Coincidentally numbness, nausea, headaches, and dizziness are commonly reported by people living in the shadow of wind turbines. Industry likes to write these folks off as complainers. On my own behalf I'm not one to run to the doctor for every little hangnail. I've only been to an ER for two fairly severe dog bites - one severed nerve, artery, and vein and one puncture to the hand that my receptionist had to nag me to get me to go to the ER. About two years ago I ruptured my spleen after losing an argument with the ground - I foolishly didn't seek medical help for over twelve hours. I think my symptoms in Tucker County were real.

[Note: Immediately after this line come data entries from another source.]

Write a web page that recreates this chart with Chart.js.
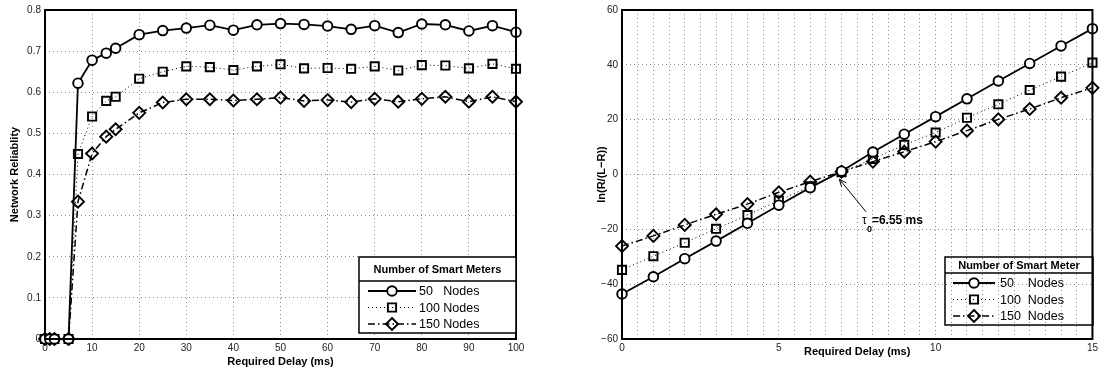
<!DOCTYPE html>
<html>
<head>
<meta charset="utf-8">
<script src="https://cdn.jsdelivr.net/npm/chart.js"></script>
<style>
    html, body { margin: 0; padding: 0; background: #fff; }
    #wrap { position: relative; width: 1101px; height: 374px; }
    #c1 { position: absolute; left: 0; top: 0; }
    #c2 { position: absolute; left: 550px; top: 0; }
</style>
</head>
<body>
<div id="wrap">
    <canvas id="c1" width="550" height="374"></canvas>
    <canvas id="c2" width="551" height="374"></canvas>
</div>
<script>
// Dados do gráfico da esquerda (confiabilidade)
const atraso = [0, 1, 2, 5, 7, 10, 13, 15, 20, 25, 30, 35, 40, 45, 50, 55, 60, 65, 70, 75, 80, 85, 90, 95, 100];
const rel50 = [0, 0, 0, 0, 0.622, 0.678, 0.695, 0.707, 0.740, 0.750, 0.756, 0.763, 0.751, 0.764, 0.767, 0.765, 0.761, 0.753, 0.762, 0.745, 0.766, 0.764, 0.749, 0.762, 0.746];
const rel100 = [0, 0, 0, 0, 0.450, 0.541, 0.579, 0.589, 0.633, 0.650, 0.663, 0.661, 0.654, 0.663, 0.668, 0.658, 0.659, 0.657, 0.663, 0.653, 0.666, 0.665, 0.658, 0.669, 0.657];
const rel150 = [0, 0, 0, 0, 0.334, 0.451, 0.492, 0.510, 0.550, 0.575, 0.583, 0.583, 0.580, 0.583, 0.587, 0.579, 0.581, 0.576, 0.584, 0.577, 0.584, 0.589, 0.577, 0.589, 0.577];

// Dados do gráfico da direita (ln(R/(L-R)))
const atrasoLn = [0, 1, 2, 3, 4, 5, 6, 7, 8, 9, 10, 11, 12, 13, 14, 15];
const ln50 = [-43.6, -37.3, -30.7, -24.3, -17.8, -11.2, -4.8, 1.2, 8.2, 14.7, 21.1, 27.6, 34.1, 40.5, 46.9, 53.2];
const ln100 = [-34.8, -29.8, -24.9, -19.8, -14.8, -9.5, -4.3, 0.8, 5.7, 10.8, 15.3, 20.7, 25.6, 30.8, 35.7, 40.8];
const ln150 = [-26.1, -22.4, -18.4, -14.5, -10.8, -6.5, -2.6, 1.0, 4.7, 8.3, 12.0, 16.0, 20.1, 23.9, 28.0, 31.6];

const legendaEsq = ["50   Nodes", "100 Nodes", "150 Nodes"];
const legendaDir = ["50    Nodes", "100  Nodes", "150  Nodes"];

const FONTE = "'Liberation Sans', Arial, Helvetica, sans-serif";

function estiloSerie(i) {
    if (i === 0) return { borderDash: [], borderWidth: 1.8, pointStyle: "circle", pointRadius: 4.8, fill: "#fff" };
    if (i === 1) return { borderDash: [1, 3], borderWidth: 1, pointStyle: "rect", pointRadius: 5.8, fill: "rgba(0,0,0,0)" };
    return { borderDash: [7, 3, 1.5, 3], borderWidth: 1.5, pointStyle: "rectRot", pointRadius: 6, fill: "rgba(0,0,0,0)" };
}

function montarSeries(xs, listas, nomes) {
    return listas.map((ys, i) => {
        const e = estiloSerie(i);
        return {
            label: nomes[i],
            data: xs.map((x, k) => ({ x: x, y: ys[k] })),
            borderColor: "#000",
            borderWidth: e.borderWidth,
            borderDash: e.borderDash,
            pointStyle: e.pointStyle,
            pointRadius: e.pointRadius,
            pointBorderWidth: 1.9,
            pointBorderColor: "#000",
            pointBackgroundColor: e.fill,
            tension: 0,
            fill: false,
            clip: false
        };
    });
}

function desenharMarcador(ctx, estilo, x, y, r, fundo) {
    ctx.beginPath();
    if (estilo === "circle") {
        ctx.arc(x, y, r, 0, Math.PI * 2);
    } else if (estilo === "rect") {
        const s = r * Math.SQRT1_2;
        ctx.rect(x - s, y - s, 2 * s, 2 * s);
    } else {
        ctx.moveTo(x, y - r);
        ctx.lineTo(x + r, y);
        ctx.lineTo(x, y + r);
        ctx.lineTo(x - r, y);
        ctx.closePath();
    }
    ctx.fillStyle = fundo;
    ctx.fill();
    ctx.lineWidth = 1.9;
    ctx.strokeStyle = "#000";
    ctx.setLineDash([]);
    ctx.stroke();
}

// Moldura, legenda e anotação desenhadas por cima do gráfico
const pluginMoldura = {
    id: "moldura",
    afterDraw(chart, args, opts) {
        const ctx = chart.ctx;
        const a = chart.chartArea;
        ctx.save();
        ctx.setLineDash([]);
        ctx.strokeStyle = "#000";
        ctx.lineWidth = 2;
        ctx.strokeRect(a.left, a.top, a.right - a.left, a.bottom - a.top);

        const L = opts.legenda;
        if (L) {
            if (L.branco) {
                ctx.fillStyle = "#fff";
                ctx.fillRect(L.x, L.y, L.w, L.h);
            }
            ctx.lineWidth = 1.5;
            ctx.strokeRect(L.x, L.y, L.w, L.h);
            ctx.beginPath();
            ctx.moveTo(L.x, L.sep);
            ctx.lineTo(L.x + L.w, L.sep);
            ctx.stroke();
            ctx.fillStyle = "#000";
            ctx.font = "bold " + L.tituloFonte + "px " + FONTE;
            ctx.textAlign = "center";
            ctx.textBaseline = "middle";
            ctx.fillText(L.titulo, L.x + L.w / 2, (L.y + L.sep) / 2 + 1);
            chart.data.datasets.forEach((ds, i) => {
                const yy = L.linhas[i];
                ctx.beginPath();
                ctx.setLineDash(ds.borderDash);
                ctx.lineWidth = ds.borderWidth;
                ctx.strokeStyle = "#000";
                ctx.moveTo(L.linhaX0, yy);
                ctx.lineTo(L.linhaX1, yy);
                ctx.stroke();
                desenharMarcador(ctx, ds.pointStyle, (L.linhaX0 + L.linhaX1) / 2, yy, ds.pointRadius, ds.pointBackgroundColor);
                ctx.fillStyle = "#000";
                ctx.font = "12.5px " + FONTE;
                ctx.textAlign = "left";
                ctx.textBaseline = "middle";
                ctx.fillText(ds.label, L.textoX, yy + 1);
            });
        }

        const N = opts.nota;
        if (N) {
            const sx = chart.scales.x, sy = chart.scales.y;
            const px = sx.getPixelForValue(N.ponta.x), py = sy.getPixelForValue(N.ponta.y);
            const qx = sx.getPixelForValue(N.cauda.x), qy = sy.getPixelForValue(N.cauda.y);
            ctx.setLineDash([]);
            ctx.strokeStyle = "#000";
            ctx.lineWidth = 1;
            ctx.beginPath();
            ctx.moveTo(qx, qy);
            ctx.lineTo(px, py);
            const ang = Math.atan2(py - qy, px - qx);
            const t = 8;
            ctx.moveTo(px, py);
            ctx.lineTo(px - t * Math.cos(ang - 0.4), py - t * Math.sin(ang - 0.4));
            ctx.moveTo(px, py);
            ctx.lineTo(px - t * Math.cos(ang + 0.4), py - t * Math.sin(ang + 0.4));
            ctx.stroke();
            const tx = sx.getPixelForValue(N.texto.x), ty = sy.getPixelForValue(N.texto.y);
            ctx.fillStyle = "#000";
            ctx.textAlign = "left";
            ctx.textBaseline = "alphabetic";
            ctx.font = "12px " + FONTE;
            ctx.fillText("τ", tx, ty + 4);
            ctx.font = "bold 9px " + FONTE;
            ctx.fillText("0", tx + 5, ty + 12);
            ctx.font = "bold 12px " + FONTE;
            ctx.fillText("=6.55 ms", tx + 10, ty + 4);
        }
        ctx.restore();
    }
};

function eixo(opts) {
    return {
        type: "linear",
        min: opts.min,
        max: opts.max,
        ticks: {
            stepSize: opts.passo,
            autoSkip: false,
            maxRotation: 0,
            padding: opts.padTick,
            color: "#222",
            font: { family: FONTE, size: 10 },
            callback: opts.rotulo
        },
        grid: { color: "#8a8a8a", lineWidth: 1, drawTicks: false },
        border: { display: false, dash: [1, 3] },
        title: {
            display: true,
            text: opts.titulo,
            color: "#000",
            font: { family: FONTE, size: 11, weight: "bold" },
            padding: opts.padTitulo
        },
        afterFit: opts.ajuste
    };
}

const comum = {
    responsive: false,
    animation: false,
    events: [],
    plugins: { legend: { display: false }, tooltip: { enabled: false } }
};

new Chart(document.getElementById("c1").getContext("2d"), {
    type: "line",
    data: { datasets: montarSeries(atraso, [rel50, rel100, rel150], legendaEsq) },
    plugins: [pluginMoldura],
    options: Object.assign({}, comum, {
        layout: { padding: { left: 0, right: 34, top: 10, bottom: 0 } },
        plugins: Object.assign({}, comum.plugins, {
            moldura: {
                legenda: {
                    x: 359, y: 257, w: 157, h: 76, sep: 281, branco: true,
                    titulo: "Number of Smart Meters", tituloFonte: 11,
                    linhas: [291, 307.5, 324], linhaX0: 368, linhaX1: 416, textoX: 419
                }
            }
        }),
        scales: {
            x: eixo({ min: 0, max: 100, passo: 10, padTick: 3, titulo: "Required Delay (ms)",
                padTitulo: { top: 0, bottom: 5 }, ajuste: s => { s.height = 35; } }),
            y: eixo({ min: 0, max: 0.8, passo: 0.1, padTick: 4, titulo: "Network Reliablity",
                padTitulo: { top: 8, bottom: 0 }, ajuste: s => { s.width = 45; },
                rotulo: v => (v === 0 ? "0" : v.toFixed(1)) })
        }
    })
});

new Chart(document.getElementById("c2").getContext("2d"), {
    type: "line",
    data: { datasets: montarSeries(atrasoLn, [ln50, ln100, ln150], legendaDir) },
    plugins: [pluginMoldura],
    options: Object.assign({}, comum, {
        layout: { padding: { left: 0, right: 8, top: 10, bottom: 0 } },
        plugins: Object.assign({}, comum.plugins, {
            moldura: {
                legenda: {
                    x: 395, y: 257, w: 148, h: 68, sep: 273, branco: false,
                    titulo: "Number of Smart Meter", tituloFonte: 11,
                    linhas: [283, 299.5, 316], linhaX0: 403, linhaX1: 445, textoX: 450
                },
                nota: {
                    ponta: { x: 6.93, y: -1.7 },
                    cauda: { x: 7.78, y: -13.6 },
                    texto: { x: 7.65, y: -16.6 }
                }
            }
        }),
        scales: {
            x: eixo({ min: 0, max: 15, passo: 0.5, padTick: 3, titulo: "Required Delay (ms)",
                padTitulo: { top: 0, bottom: 15 }, ajuste: s => { s.height = 35; },
                rotulo: v => (v % 5 === 0 ? String(v) : "") }),
            y: eixo({ min: -60, max: 60, passo: 20, padTick: 4, titulo: "ln(R/(L\u2212R))",
                padTitulo: { top: 45, bottom: 0 }, ajuste: s => { s.width = 72; },
                rotulo: v => String(v).replace("-", "\u2212") })
        }
    })
});
</script>
</body>
</html>
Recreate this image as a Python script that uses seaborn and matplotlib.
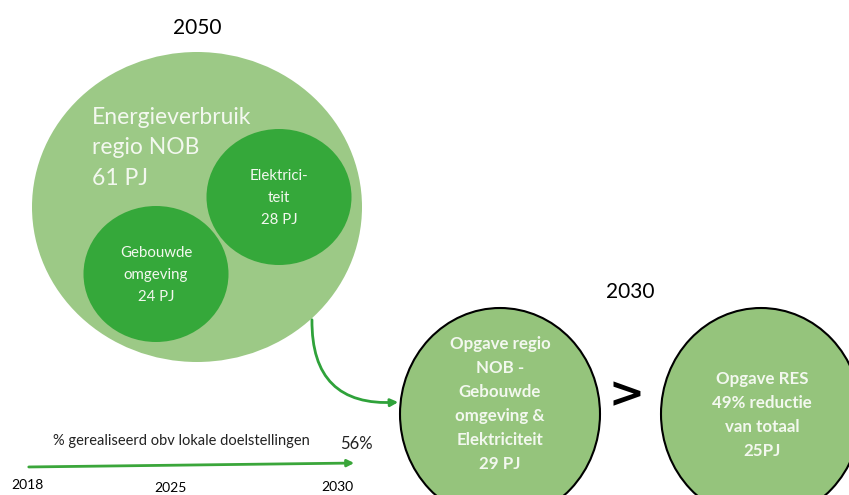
import matplotlib
matplotlib.use("Agg")
import matplotlib.pyplot as plt
from matplotlib.patches import Ellipse, FancyArrowPatch
import seaborn as sns

# ---- data ----
year_future = "2050"
year_target = "2030"
total_label = "Energieverbruik\nregio NOB"
total_pj = 61
sector_labels = ["Elektrici-\nteit", "Gebouwde\nomgeving"]
sector_pj = [28, 24]
opgave_label = "Opgave regio\nNOB -\nGebouwde\nomgeving &\nElektriciteit"
opgave_pj = 29
res_label = "Opgave RES"
res_reductie_pct = 49
res_pj = 25
timeline_title = "% gerealiseerd obv lokale doelstellingen"
realised_pct = 56
timeline_years = [2018, 2025, 2030]

sns.set_theme(style="white")
plt.rcParams['font.family'] = ['Lato', 'DejaVu Sans']

LIGHT = "#9cc986"
DARK = "#35a83a"
MID = "#95c47c"
ARROW = "#2fa23a"
TXT = "#f3f8ef"

fig = plt.figure(figsize=(8.49, 4.95), dpi=100)
ax = fig.add_axes([0, 0, 1, 1])
ax.set_xlim(0, 849)
ax.set_ylim(495, 0)
ax.axis("off")

# 2050 block
ax.text(197, 28, year_future, ha="center", va="center", fontsize=15, color="black")
ax.add_patch(Ellipse((197, 207), 330, 310, facecolor=LIGHT, edgecolor="none"))
sector_pos = [(279, 197), (156, 274)]
for (cx, cy), lab, v in zip(sector_pos, sector_labels, sector_pj):
    ax.add_patch(Ellipse((cx, cy), 145, 136, facecolor=DARK, edgecolor="none"))
    ax.text(cx, cy + 1, f"{lab}\n{v} PJ", ha="center", va="center", fontsize=10.8,
            color=TXT, linespacing=1.75)
ax.text(92, 148, f"{total_label}\n{total_pj} PJ", ha="left", va="center", fontsize=16.5,
        color=TXT, linespacing=1.55)

# curved arrow
ax.add_patch(FancyArrowPatch((312, 317), (401, 402), connectionstyle="arc3,rad=0.55",
                             arrowstyle="-|>", mutation_scale=11, color=ARROW, lw=2))

# 2030 block
ax.text(630, 292, year_target, ha="center", va="center", fontsize=15, color="black")
ax.add_patch(Ellipse((500, 414), 200, 212, facecolor=MID, edgecolor="black", lw=1.5))
ax.add_patch(Ellipse((761, 414), 200, 212, facecolor=MID, edgecolor="black", lw=1.5))
ax.text(500, 404, f"{opgave_label}\n{opgave_pj} PJ", ha="center", va="center", fontsize=12.2,
        fontweight="bold", color=TXT, linespacing=1.62)
ax.text(762, 415, f"{res_label}\n{res_reductie_pct}% reductie\nvan totaal\n{res_pj}PJ",
        ha="center", va="center", fontsize=12.2, fontweight="bold", color=TXT, linespacing=1.62)
ax.text(627, 395, ">", ha="center", va="center", fontsize=31, color="black",
        family="DejaVu Sans", fontweight="bold")

# timeline
ax.text(181, 441, timeline_title, ha="center", va="center", fontsize=10.5, color="#222222")
ax.text(356, 444, f"{realised_pct}%", ha="center", va="center", fontsize=12, color="#222222")
ax.add_patch(FancyArrowPatch((26, 467), (357, 463), arrowstyle="-|>", mutation_scale=10,
                             color="#3aa63a", lw=2))
year_x = [27, 170, 337]
year_y = [485, 488, 487]
for x, y, yr in zip(year_x, year_y, timeline_years):
    ax.text(x, y, str(yr), ha="center", va="center", fontsize=10, color="black")

fig.savefig("out.png", dpi=100)
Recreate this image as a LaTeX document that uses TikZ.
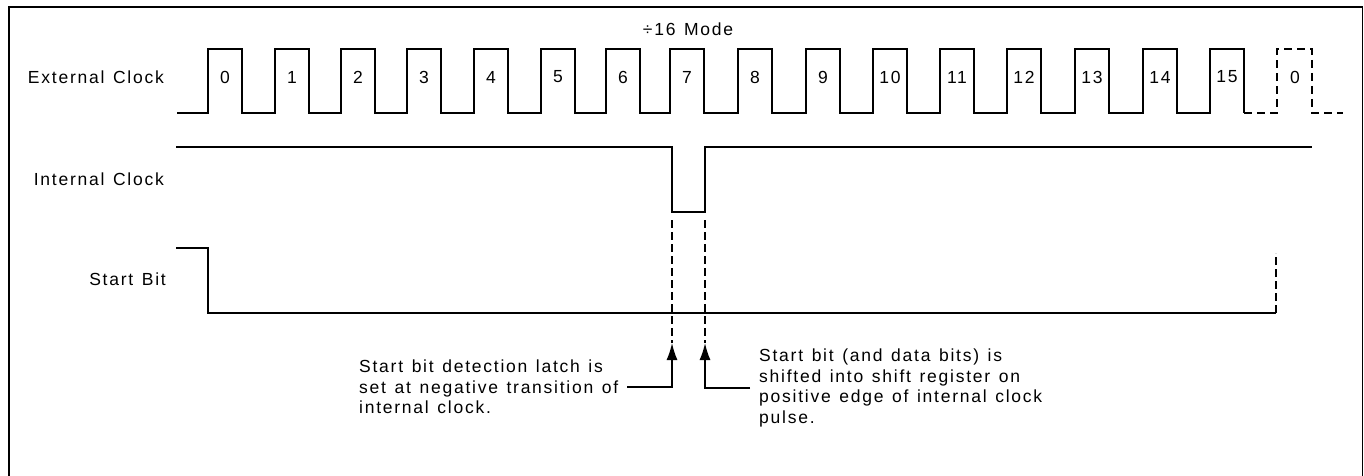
\documentclass[tikz,border=0pt]{standalone}
\usepackage{fontspec}
\setmainfont{Liberation Sans}[LetterSpace=10, WordSpace=1.3]
\usetikzlibrary{positioning,arrows.meta}

\begin{document}
\begin{tikzpicture}[x=1pt, y=-1pt,
  wave/.style={line width=1.5pt},
  ghost/.style={line width=1.5pt, dash pattern=on 8pt off 5pt},
  guide/.style={line width=1.5pt, dash pattern=on 8pt off 4pt},
  conn/.style={line width=1.5pt, -{Latex[length=17pt,width=11pt]}},
  lbl/.style={font=\fontsize{17.5}{20}\selectfont, inner sep=0pt},
  note/.style={font=\fontsize{17.5}{20.7}\selectfont, align=left, inner xsep=9pt, inner ysep=0pt}]

\useasboundingbox (0,0) rectangle (1364,476);

% open frame
\draw[line width=1.8pt] (9,476) -- (9,7) -- (1362.5,7) -- (1362.5,476);

% signal names
\node[lbl, anchor=east] (extname) at (164,77) {External Clock};
\node[lbl, anchor=east] (intname) at (164,179) {Internal Clock};
\node[lbl, anchor=east] (startname) at (166,279) {Start Bit};
\node[lbl] (mode) at (688,29) {÷16 Mode};

% external clock
\draw[wave] (177,113) \foreach \r in {208,275,341,407,474,541,606,670,738,806,873,940,1007,1075,1143,1210} {
  -- (\r,113) -- (\r,49) -- (\r+34,49) -- (\r+34,113) };
\draw[ghost] (1244,113) -- (1277,113) -- (1277,49) -- (1312,49) -- (1312,113) -- (1343,113);
\foreach \r [count=\i from 0] in {208,275,341,407,474,541,606,670,738,806,873,940,1007,1075,1143,1210}
  \node[lbl] (ext\i) at (\r+17,77) {\i};
\node[lbl] (extnext) at (1295,77) {0};

% internal clock
\coordinate (negedge) at (672,212);
\coordinate (posedge) at (705,212);
\draw[wave] (176,147) -- (672,147) -- (negedge) -- (posedge) -- (705,147) -- (1312,147);

% start bit
\draw[wave] (176,248) -- (208,248) -- (208,313) -- (1276,313);
\draw[guide] (1276,313) -- (1276,253);

% edge markers
\coordinate (negtop) at (672,220);
\coordinate (postop) at (705,220);
\coordinate (negtip) at (672,343);
\coordinate (postip) at (705,343);
\draw[guide] (negtop) -- (negtip);
\draw[guide] (postop) -- (postip);

\node[note, anchor=west] (latchnote) at (350,387) {Start bit detection latch is\\set at negative transition of\\internal clock.};
\node[note, anchor=west] (shiftnote) at (750,388) {Start bit (and data bits) is\\shifted into shift register on\\positive edge of internal clock\\pulse.};

\draw[conn] (latchnote.east) -| (negtip);
\draw[conn] (shiftnote.west) -| (postip);

\end{tikzpicture}
\end{document}
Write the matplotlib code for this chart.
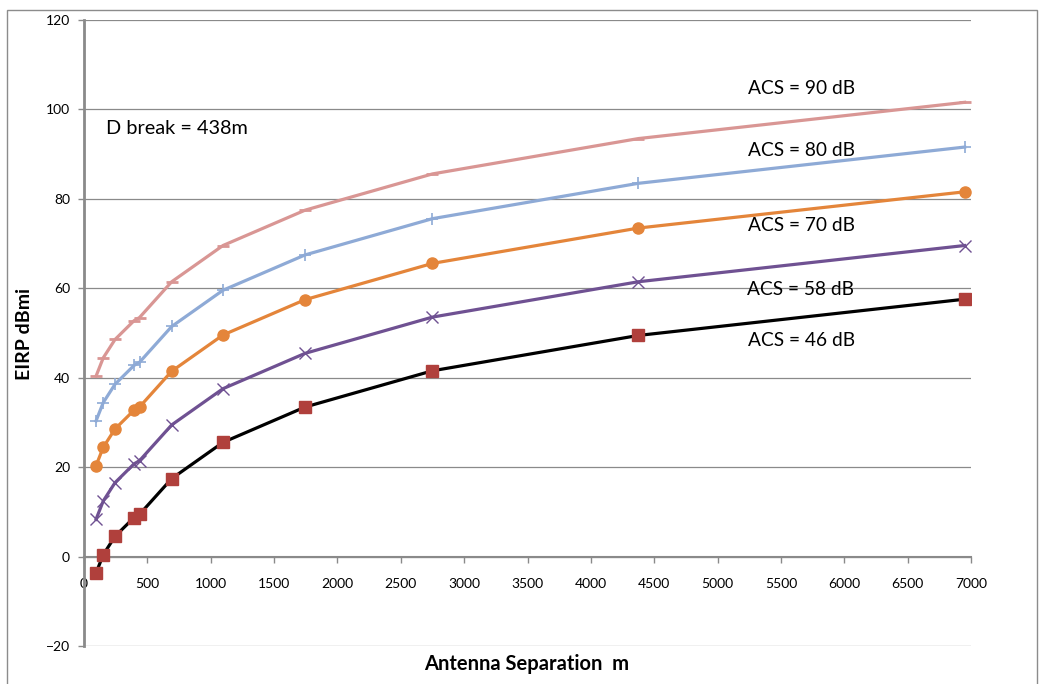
import matplotlib
matplotlib.use("Agg")
import matplotlib.pyplot as plt
from matplotlib.patches import Rectangle

# ---- data ----
distance_m = [95, 152, 245, 395, 438, 692, 1097, 1745, 2750, 4375, 6950]
acs46 = [-3.6, 0.5, 4.6, 8.8, 9.5, 17.5, 25.6, 33.5, 41.6, 49.5, 57.6]
acs58 = [8.4, 12.5, 16.6, 20.8, 21.5, 29.5, 37.6, 45.5, 53.6, 61.5, 69.6]
acs70 = [20.4, 24.5, 28.6, 32.8, 33.5, 41.5, 49.6, 57.5, 65.6, 73.5, 81.6]
acs80 = [30.4, 34.5, 38.6, 42.8, 43.5, 51.5, 59.6, 67.5, 75.6, 83.5, 91.6]
acs90 = [40.4, 44.5, 48.6, 52.8, 53.5, 61.5, 69.6, 77.5, 85.6, 93.5, 101.6]

series_labels = ["ACS = 90 dB", "ACS = 80 dB", "ACS = 70 dB", "ACS = 58 dB", "ACS = 46 dB"]
label_x = [5240, 5240, 5240, 5230, 5240]
label_y = [104.6, 90.8, 74.0, 59.8, 48.3]
x_ticks = list(range(0, 7001, 500))
y_ticks = list(range(-20, 121, 20))

plt.rcParams['font.family'] = ['Lato', 'DejaVu Sans']

fig = plt.figure(figsize=(10.4, 6.84), dpi=100)
fig.patches.append(Rectangle((7 / 1040, -0.1), 0.9975 - 7 / 1040, (674 + 68.4) / 684, transform=fig.transFigure,
                             fill=False, edgecolor='#8c8c8c', linewidth=1.0))
ax = fig.add_axes([84 / 1040, 1 - 646.4 / 684, (971 - 84) / 1040, (646.4 - 20) / 684])

grid_c = '#8a8a8a'
for yv in y_ticks:
    ax.axhline(yv, color=grid_c, lw=0.9, zorder=1)

ax.plot(distance_m, acs90, color='#D99694', lw=2.3, marker='_', ms=9, mew=2, zorder=3)
ax.plot(distance_m, acs80, color='#8EAAD6', lw=2.3, marker='+', ms=9, mew=1.2, zorder=3)
ax.plot(distance_m, acs70, color='#E4853A', lw=2.3, marker='o', ms=8, zorder=3)
ax.plot(distance_m, acs58, color='#6F5192', lw=2.3, marker='x', ms=8, mew=1.0, zorder=3)
ax.plot(distance_m, acs46, color='black', lw=2.3, marker='s', ms=8.5, mfc='#B0403C', mec='#B0403C', zorder=3)

for t, lx, ly in zip(series_labels, label_x, label_y):
    ax.text(lx, ly, t, fontsize=13.8, ha='left', va='center', zorder=4)
ax.text(174, 95.7, "D break = 438m", fontsize=14.3, ha='left', va='center', zorder=4)

ax.set_xlim(0, 7000)
ax.set_ylim(-20, 120)
ax.set_xticks(x_ticks)
ax.set_yticks(y_ticks)

for s in ['top', 'right']:
    ax.spines[s].set_visible(False)
ax.spines['left'].set_color(grid_c)
ax.spines['left'].set_linewidth(2)
ax.spines['bottom'].set_position(('data', 0))
ax.spines['bottom'].set_color(grid_c)
ax.spines['bottom'].set_linewidth(1.5)
ax.tick_params(axis='both', colors=grid_c, labelcolor='black', labelsize=10, length=4, width=1)
ax.tick_params(axis='x', pad=11)
ax.tick_params(axis='y', pad=6)

fig.text(25 / 1040, 1 - 334 / 684, "EIRP dBmi", rotation=90, ha='center', va='center',
         fontsize=14, fontweight='bold')
fig.text(527 / 1040, 1 - 664 / 684, "Antenna Separation  m", ha='center', va='center',
         fontsize=14.5, fontweight='bold')

fig.savefig("out.png", dpi=100)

I'd like to repeat that the models used by the industry to predict sound do not give the same results as models used by other researchers. Measured sounds taken from properties where people experience problems reflect the stable atmosphere predictions made by non-industry scientists. Industry maintains sounds won't be an issue beyond 1000 feet or so. People 2 miles away suffer the impacts described above. Interestingly enough the web site for a turbine manufacturer in Europe recommends a 2 km setback minimum. I contacted them to find out their reason for this policy and received no reply. It has also been suggested that setbacks for turbines in mountainous regions may need to be greater than those on level lands.